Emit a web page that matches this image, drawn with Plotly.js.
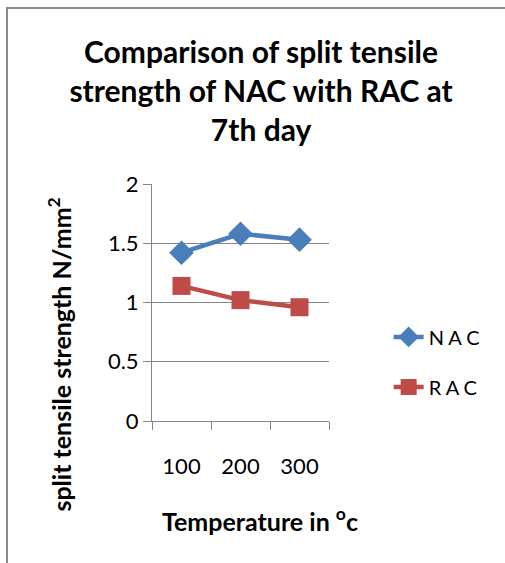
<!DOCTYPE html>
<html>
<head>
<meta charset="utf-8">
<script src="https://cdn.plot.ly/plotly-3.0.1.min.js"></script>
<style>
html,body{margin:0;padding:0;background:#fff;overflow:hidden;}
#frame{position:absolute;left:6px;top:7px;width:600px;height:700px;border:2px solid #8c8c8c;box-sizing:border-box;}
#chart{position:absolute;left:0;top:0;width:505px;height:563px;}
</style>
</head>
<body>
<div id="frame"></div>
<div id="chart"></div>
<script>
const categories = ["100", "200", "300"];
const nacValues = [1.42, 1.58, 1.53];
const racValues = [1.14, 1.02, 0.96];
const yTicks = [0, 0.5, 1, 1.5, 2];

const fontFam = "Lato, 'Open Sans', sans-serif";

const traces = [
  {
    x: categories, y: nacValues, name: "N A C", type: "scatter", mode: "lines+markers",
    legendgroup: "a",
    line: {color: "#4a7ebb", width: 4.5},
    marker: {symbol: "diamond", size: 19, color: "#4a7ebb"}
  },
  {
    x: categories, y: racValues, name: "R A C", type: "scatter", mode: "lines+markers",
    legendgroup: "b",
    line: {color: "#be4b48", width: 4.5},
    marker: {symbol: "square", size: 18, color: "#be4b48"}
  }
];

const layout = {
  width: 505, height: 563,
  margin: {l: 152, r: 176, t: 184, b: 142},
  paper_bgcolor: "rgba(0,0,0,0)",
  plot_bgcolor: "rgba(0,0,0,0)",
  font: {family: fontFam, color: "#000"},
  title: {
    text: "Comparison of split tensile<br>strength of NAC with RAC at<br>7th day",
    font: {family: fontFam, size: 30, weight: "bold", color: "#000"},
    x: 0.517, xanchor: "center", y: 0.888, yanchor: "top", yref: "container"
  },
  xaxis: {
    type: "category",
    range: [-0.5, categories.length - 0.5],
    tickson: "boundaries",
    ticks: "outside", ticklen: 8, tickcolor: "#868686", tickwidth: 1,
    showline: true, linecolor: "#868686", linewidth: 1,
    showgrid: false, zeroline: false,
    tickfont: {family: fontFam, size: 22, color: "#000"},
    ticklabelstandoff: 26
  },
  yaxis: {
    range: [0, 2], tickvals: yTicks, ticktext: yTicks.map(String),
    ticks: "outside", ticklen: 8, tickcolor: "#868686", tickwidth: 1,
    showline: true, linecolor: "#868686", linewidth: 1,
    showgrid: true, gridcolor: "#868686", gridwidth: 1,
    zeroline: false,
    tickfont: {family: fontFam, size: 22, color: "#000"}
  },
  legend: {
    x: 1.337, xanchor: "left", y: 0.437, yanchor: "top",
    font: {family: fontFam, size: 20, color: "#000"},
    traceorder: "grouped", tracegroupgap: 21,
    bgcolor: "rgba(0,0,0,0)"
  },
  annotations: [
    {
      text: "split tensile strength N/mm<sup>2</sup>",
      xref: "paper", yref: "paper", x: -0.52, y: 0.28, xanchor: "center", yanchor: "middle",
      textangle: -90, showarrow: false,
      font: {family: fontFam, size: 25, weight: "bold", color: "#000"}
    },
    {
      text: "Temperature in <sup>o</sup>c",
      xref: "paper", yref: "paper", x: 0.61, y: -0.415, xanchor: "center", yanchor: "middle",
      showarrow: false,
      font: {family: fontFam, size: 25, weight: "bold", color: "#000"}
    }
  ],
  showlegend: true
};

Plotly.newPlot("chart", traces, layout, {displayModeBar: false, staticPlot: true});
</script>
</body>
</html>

···

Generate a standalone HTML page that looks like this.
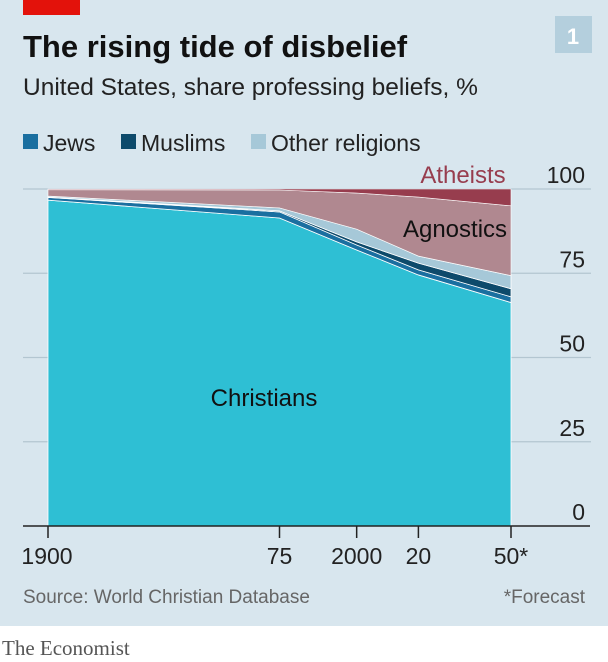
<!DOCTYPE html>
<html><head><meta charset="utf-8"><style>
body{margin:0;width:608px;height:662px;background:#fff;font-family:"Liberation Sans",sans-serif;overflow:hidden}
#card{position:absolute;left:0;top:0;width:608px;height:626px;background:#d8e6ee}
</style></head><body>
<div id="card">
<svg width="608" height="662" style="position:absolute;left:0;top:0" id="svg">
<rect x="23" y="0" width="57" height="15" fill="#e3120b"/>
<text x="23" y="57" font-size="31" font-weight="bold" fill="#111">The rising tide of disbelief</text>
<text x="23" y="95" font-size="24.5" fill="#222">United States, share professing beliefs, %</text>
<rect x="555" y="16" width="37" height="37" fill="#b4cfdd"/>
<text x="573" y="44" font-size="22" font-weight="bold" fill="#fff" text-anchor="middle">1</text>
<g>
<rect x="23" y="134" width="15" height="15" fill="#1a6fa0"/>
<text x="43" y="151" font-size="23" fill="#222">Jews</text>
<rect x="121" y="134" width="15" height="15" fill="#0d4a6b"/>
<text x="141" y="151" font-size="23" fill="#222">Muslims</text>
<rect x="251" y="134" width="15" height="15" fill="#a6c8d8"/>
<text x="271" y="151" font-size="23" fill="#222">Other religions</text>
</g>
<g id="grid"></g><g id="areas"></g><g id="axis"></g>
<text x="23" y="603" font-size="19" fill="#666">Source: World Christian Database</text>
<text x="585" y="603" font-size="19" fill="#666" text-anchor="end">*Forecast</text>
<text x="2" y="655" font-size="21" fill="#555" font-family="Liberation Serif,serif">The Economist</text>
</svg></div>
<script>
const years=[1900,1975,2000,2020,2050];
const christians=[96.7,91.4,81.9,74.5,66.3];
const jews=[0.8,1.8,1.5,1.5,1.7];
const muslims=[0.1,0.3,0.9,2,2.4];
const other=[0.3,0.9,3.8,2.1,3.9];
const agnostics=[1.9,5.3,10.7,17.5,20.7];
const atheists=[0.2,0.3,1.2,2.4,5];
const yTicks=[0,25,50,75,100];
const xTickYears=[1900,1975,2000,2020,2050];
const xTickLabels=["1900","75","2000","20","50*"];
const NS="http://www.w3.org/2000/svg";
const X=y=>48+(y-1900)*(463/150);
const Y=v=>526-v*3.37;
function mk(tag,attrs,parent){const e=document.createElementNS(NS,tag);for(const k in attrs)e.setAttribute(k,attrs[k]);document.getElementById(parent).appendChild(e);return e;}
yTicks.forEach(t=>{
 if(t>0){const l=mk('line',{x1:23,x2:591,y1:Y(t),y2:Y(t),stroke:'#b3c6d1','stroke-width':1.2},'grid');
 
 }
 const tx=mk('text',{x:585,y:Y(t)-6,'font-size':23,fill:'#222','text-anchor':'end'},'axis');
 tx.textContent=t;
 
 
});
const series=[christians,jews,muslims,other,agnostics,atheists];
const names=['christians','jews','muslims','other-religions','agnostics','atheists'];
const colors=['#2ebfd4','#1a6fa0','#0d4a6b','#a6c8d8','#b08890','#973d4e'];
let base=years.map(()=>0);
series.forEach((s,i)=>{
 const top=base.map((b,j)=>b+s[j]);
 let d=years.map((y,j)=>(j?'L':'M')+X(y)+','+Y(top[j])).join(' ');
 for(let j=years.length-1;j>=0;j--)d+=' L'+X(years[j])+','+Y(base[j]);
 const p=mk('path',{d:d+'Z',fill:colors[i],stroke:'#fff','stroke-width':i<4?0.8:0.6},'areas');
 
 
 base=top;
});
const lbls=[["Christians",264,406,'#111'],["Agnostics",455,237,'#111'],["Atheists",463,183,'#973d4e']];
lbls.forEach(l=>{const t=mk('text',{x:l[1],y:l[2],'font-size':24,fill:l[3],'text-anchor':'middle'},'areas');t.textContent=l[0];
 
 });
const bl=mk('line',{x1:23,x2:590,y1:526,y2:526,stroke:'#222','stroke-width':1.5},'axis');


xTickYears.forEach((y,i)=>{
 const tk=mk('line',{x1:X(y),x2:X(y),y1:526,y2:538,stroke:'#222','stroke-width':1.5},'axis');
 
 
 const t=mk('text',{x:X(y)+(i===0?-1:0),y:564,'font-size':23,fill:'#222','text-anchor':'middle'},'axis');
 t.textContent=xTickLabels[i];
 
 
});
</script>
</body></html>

···

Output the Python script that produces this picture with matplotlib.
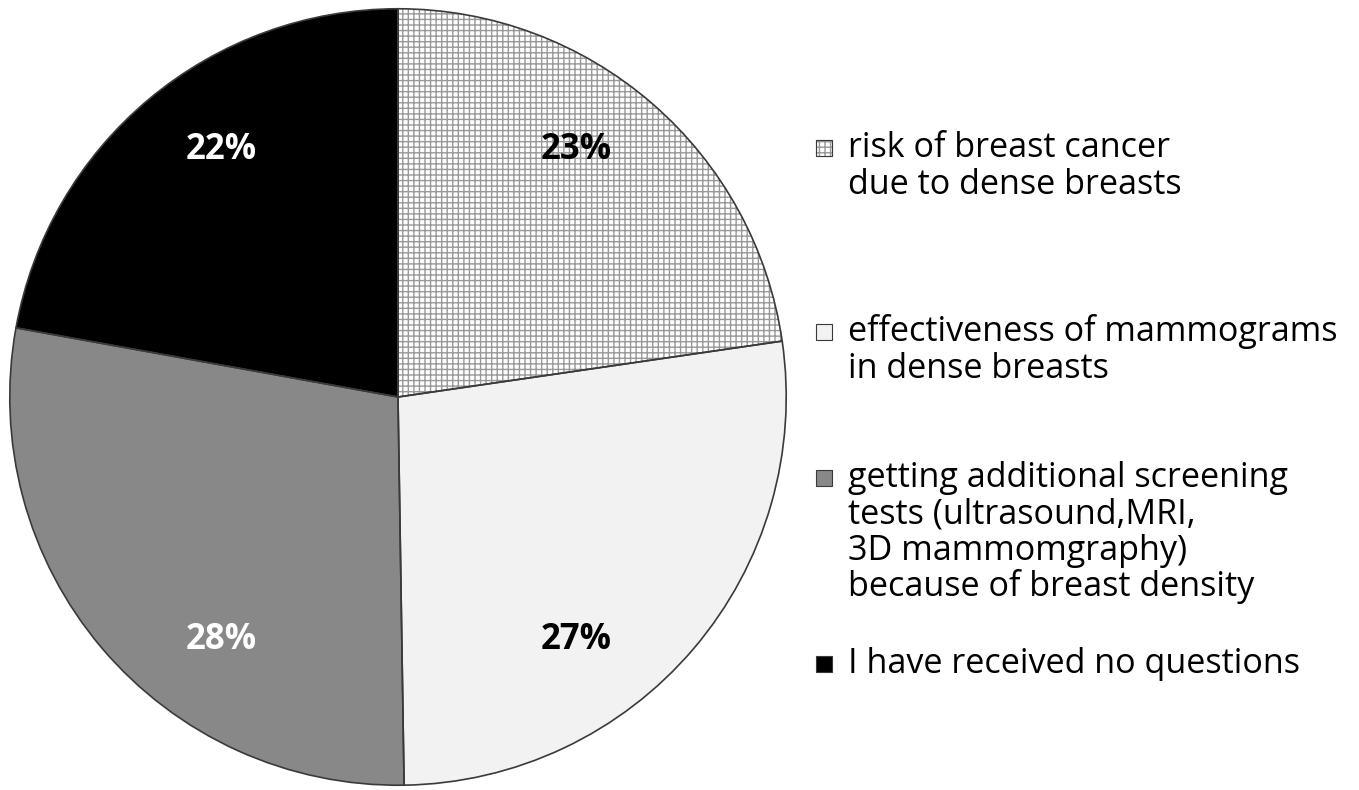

···

**PROBLEM DESCRIPTION**
Find the lines of the material that hold the word "page" and report their count alone.

**CORRECT ANSWER**
2